↓

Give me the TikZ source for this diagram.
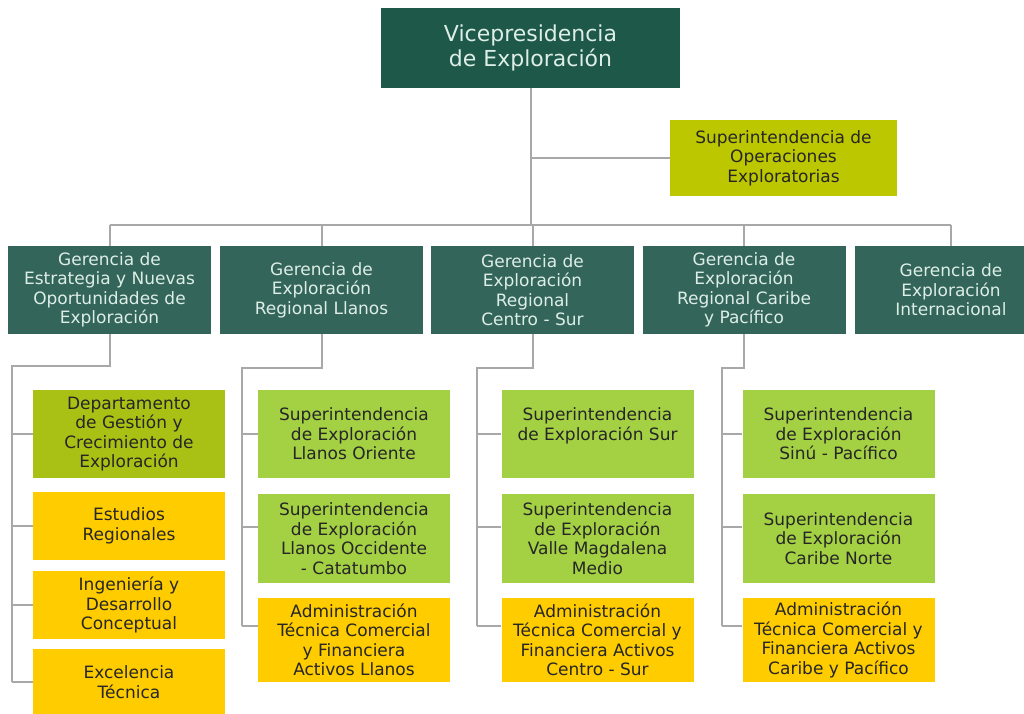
\documentclass[tikz,border=0pt]{standalone}
\usepackage{fontspec}
\setmainfont{DejaVu Sans}
\usetikzlibrary{positioning}
\usepackage{xcolor}
\definecolor{vpgreen}{HTML}{1E5849}
\definecolor{gergreen}{HTML}{33655A}
\definecolor{olive}{HTML}{BDC700}
\definecolor{deptgreen}{HTML}{A8C114}
\definecolor{supgreen}{HTML}{A4D043}
\definecolor{gold}{HTML}{FFCC00}
\definecolor{linegray}{HTML}{A8A8A8}
\definecolor{paletext}{HTML}{DDEEE6}
\def\colwidth{192pt}

\begin{document}
\begin{tikzpicture}[x=1pt,y=-1pt]
    \tikzstyle{link}=[draw=linegray, line width=2pt]
    \tikzstyle{box}=[rectangle, align=center, inner sep=0pt, text=black!85, font=\fontsize{17}{19.5}\selectfont]
    \tikzstyle{vp box}=[box, fill=vpgreen, text=paletext, minimum width=299pt, minimum height=80pt, font=\fontsize{22}{25}\selectfont];
    \tikzstyle{gerencia}=[box, fill=gergreen, text=paletext, minimum width=203pt, minimum height=88pt];
    \tikzstyle{dept}=[box, minimum width=\colwidth, fill=deptgreen];
    \tikzstyle{sup}=[box, minimum width=\colwidth, fill=supgreen];
    \tikzstyle{admin}=[box, minimum width=\colwidth, fill=gold];

    \fill[white] (0,0) rectangle (1024,713);
    \useasboundingbox (0,0) rectangle (1024,713);

    % Draw the top of the chart
    \node[vp box] (vp) at (530.5,48) {Vicepresidencia\\de Exploración};
    \node[box, fill=olive, minimum width=227pt, minimum height=76pt] (sop) at (783.5,158)
        {Superintendencia de\\Operaciones\\Exploratorias};

    % Draw the gerencias
    \node[gerencia] (g1) at (109.5,290) {Gerencia de\\Estrategia y Nuevas\\Oportunidades de\\Exploración};
    \node[gerencia] (g2) at (321.5,290) {Gerencia de\\Exploración\\Regional Llanos};
    \node[gerencia] (g3) at (532.5,290) {Gerencia de\\Exploración\\Regional\\Centro - Sur};
    \node[gerencia] (g4) at (744,290) {Gerencia de\\Exploración\\Regional Caribe\\y Pacífico};
    \node[gerencia, minimum width=192pt] (g5) at (951,290) {Gerencia de\\Exploración\\Internacional};

    % Column under the first gerencia
    \node[dept, minimum height=88pt] (c1-1) at (129,434) {Departamento\\de Gestión y\\Crecimiento de\\Exploración};
    \node[admin, minimum height=68pt] (c1-2) at (129,526) {Estudios\\Regionales};
    \node[admin, minimum height=68pt] (c1-3) at (129,605) {Ingeniería y\\Desarrollo\\Conceptual};
    \node[admin, minimum height=66pt] (c1-4) at (129,682) {Excelencia\\Técnica};

    % Columns under the regional gerencias
    \node[sup, minimum height=88pt] (c2-1) at (354,434) {Superintendencia\\de Exploración\\Llanos Oriente};
    \node[sup, minimum height=89pt] (c2-2) at (354,538.5) {Superintendencia\\de Exploración\\Llanos Occidente\\- Catatumbo};
    \node[admin, minimum height=84pt] (c2-3) at (354,640) {Administración\\Técnica Comercial\\y Financiera\\Activos Llanos};

    \node[sup, minimum height=88pt] (c3-1) at (597.5,434) {Superintendencia\\de Exploración Sur\\\phantom{x}};
    \node[sup, minimum height=89pt] (c3-2) at (597.5,538.5) {Superintendencia\\de Exploración\\Valle Magdalena\\Medio};
    \node[admin, minimum height=84pt] (c3-3) at (597.5,640) {Administración\\Técnica Comercial y\\Financiera Activos\\Centro - Sur};

    \node[sup, minimum height=88pt] (c4-1) at (838.5,434) {Superintendencia\\de Exploración\\Sinú - Pacífico};
    \node[sup, minimum height=89pt] (c4-2) at (838.5,538.5) {Superintendencia\\de Exploración\\Caribe Norte};
    \node[admin, minimum height=84pt] (c4-3) at (838.5,640) {Administración\\Técnica Comercial y\\Financiera Activos\\Caribe y Pacífico};

    % Connect the top box with the gerencias
    \coordinate (bus) at (530.5,225);
    \draw[link] (vp) -- (bus);
    \draw[link] (vp |- sop.west) -- (sop.west);
    \draw[link] (bus -| g1.north) -- (bus -| g5.north);
    \foreach \g in {1,...,5}
        \draw[link] (bus -| g\g.north) -- (g\g.north);

    % Connect every gerencia with its column
    \coordinate (t1) at (12,366);
    \coordinate (t2) at (242,368);
    \coordinate (t3) at (477,368);
    \coordinate (t4) at (722,368);

    \draw[link] (g1.south) |- (t1) -- (t1 |- c1-4.west);
    \foreach \k in {1,...,4}
        \draw[link] (t1 |- c1-\k.west) -- (c1-\k.west);

    \foreach \c in {2,3,4} {
        \draw[link] (g\c.south) |- (t\c) -- (t\c |- c\c-3.172);
        \foreach \k / \a in {1/180,2/173,3/172}
            \draw[link] (t\c |- c\c-\k.\a) -- (c\c-\k.\a);
    }
\end{tikzpicture}
\end{document}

↑

> [Goal]:
Without including any pictures, print all of the material exactly as given.

> [The completed task]:
Give me the TikZ source for this diagram.
\documentclass[tikz,border=0pt]{standalone}
\usepackage{fontspec}
\setmainfont{DejaVu Sans}
\usetikzlibrary{positioning}
\usepackage{xcolor}
\definecolor{vpgreen}{HTML}{1E5849}
\definecolor{gergreen}{HTML}{33655A}
\definecolor{olive}{HTML}{BDC700}
\definecolor{deptgreen}{HTML}{A8C114}
\definecolor{supgreen}{HTML}{A4D043}
\definecolor{gold}{HTML}{FFCC00}
\definecolor{linegray}{HTML}{A8A8A8}
\definecolor{paletext}{HTML}{DDEEE6}
\def\colwidth{192pt}

\begin{document}
\begin{tikzpicture}[x=1pt,y=-1pt]
    \tikzstyle{link}=[draw=linegray, line width=2pt]
    \tikzstyle{box}=[rectangle, align=center, inner sep=0pt, text=black!85, font=\fontsize{17}{19.5}\selectfont]
    \tikzstyle{vp box}=[box, fill=vpgreen, text=paletext, minimum width=299pt, minimum height=80pt, font=\fontsize{22}{25}\selectfont];
    \tikzstyle{gerencia}=[box, fill=gergreen, text=paletext, minimum width=203pt, minimum height=88pt];
    \tikzstyle{dept}=[box, minimum width=\colwidth, fill=deptgreen];
    \tikzstyle{sup}=[box, minimum width=\colwidth, fill=supgreen];
    \tikzstyle{admin}=[box, minimum width=\colwidth, fill=gold];

    \fill[white] (0,0) rectangle (1024,713);
    \useasboundingbox (0,0) rectangle (1024,713);

    % Draw the top of the chart
    \node[vp box] (vp) at (530.5,48) {Vicepresidencia\\de Exploración};
    \node[box, fill=olive, minimum width=227pt, minimum height=76pt] (sop) at (783.5,158)
        {Superintendencia de\\Operaciones\\Exploratorias};

    % Draw the gerencias
    \node[gerencia] (g1) at (109.5,290) {Gerencia de\\Estrategia y Nuevas\\Oportunidades de\\Exploración};
    \node[gerencia] (g2) at (321.5,290) {Gerencia de\\Exploración\\Regional Llanos};
    \node[gerencia] (g3) at (532.5,290) {Gerencia de\\Exploración\\Regional\\Centro - Sur};
    \node[gerencia] (g4) at (744,290) {Gerencia de\\Exploración\\Regional Caribe\\y Pacífico};
    \node[gerencia, minimum width=192pt] (g5) at (951,290) {Gerencia de\\Exploración\\Internacional};

    % Column under the first gerencia
    \node[dept, minimum height=88pt] (c1-1) at (129,434) {Departamento\\de Gestión y\\Crecimiento de\\Exploración};
    \node[admin, minimum height=68pt] (c1-2) at (129,526) {Estudios\\Regionales};
    \node[admin, minimum height=68pt] (c1-3) at (129,605) {Ingeniería y\\Desarrollo\\Conceptual};
    \node[admin, minimum height=66pt] (c1-4) at (129,682) {Excelencia\\Técnica};

    % Columns under the regional gerencias
    \node[sup, minimum height=88pt] (c2-1) at (354,434) {Superintendencia\\de Exploración\\Llanos Oriente};
    \node[sup, minimum height=89pt] (c2-2) at (354,538.5) {Superintendencia\\de Exploración\\Llanos Occidente\\- Catatumbo};
    \node[admin, minimum height=84pt] (c2-3) at (354,640) {Administración\\Técnica Comercial\\y Financiera\\Activos Llanos};

    \node[sup, minimum height=88pt] (c3-1) at (597.5,434) {Superintendencia\\de Exploración Sur\\\phantom{x}};
    \node[sup, minimum height=89pt] (c3-2) at (597.5,538.5) {Superintendencia\\de Exploración\\Valle Magdalena\\Medio};
    \node[admin, minimum height=84pt] (c3-3) at (597.5,640) {Administración\\Técnica Comercial y\\Financiera Activos\\Centro - Sur};

    \node[sup, minimum height=88pt] (c4-1) at (838.5,434) {Superintendencia\\de Exploración\\Sinú - Pacífico};
    \node[sup, minimum height=89pt] (c4-2) at (838.5,538.5) {Superintendencia\\de Exploración\\Caribe Norte};
    \node[admin, minimum height=84pt] (c4-3) at (838.5,640) {Administración\\Técnica Comercial y\\Financiera Activos\\Caribe y Pacífico};

    % Connect the top box with the gerencias
    \coordinate (bus) at (530.5,225);
    \draw[link] (vp) -- (bus);
    \draw[link] (vp |- sop.west) -- (sop.west);
    \draw[link] (bus -| g1.north) -- (bus -| g5.north);
    \foreach \g in {1,...,5}
        \draw[link] (bus -| g\g.north) -- (g\g.north);

    % Connect every gerencia with its column
    \coordinate (t1) at (12,366);
    \coordinate (t2) at (242,368);
    \coordinate (t3) at (477,368);
    \coordinate (t4) at (722,368);

    \draw[link] (g1.south) |- (t1) -- (t1 |- c1-4.west);
    \foreach \k in {1,...,4}
        \draw[link] (t1 |- c1-\k.west) -- (c1-\k.west);

    \foreach \c in {2,3,4} {
        \draw[link] (g\c.south) |- (t\c) -- (t\c |- c\c-3.172);
        \foreach \k / \a in {1/180,2/173,3/172}
            \draw[link] (t\c |- c\c-\k.\a) -- (c\c-\k.\a);
    }
\end{tikzpicture}
\end{document}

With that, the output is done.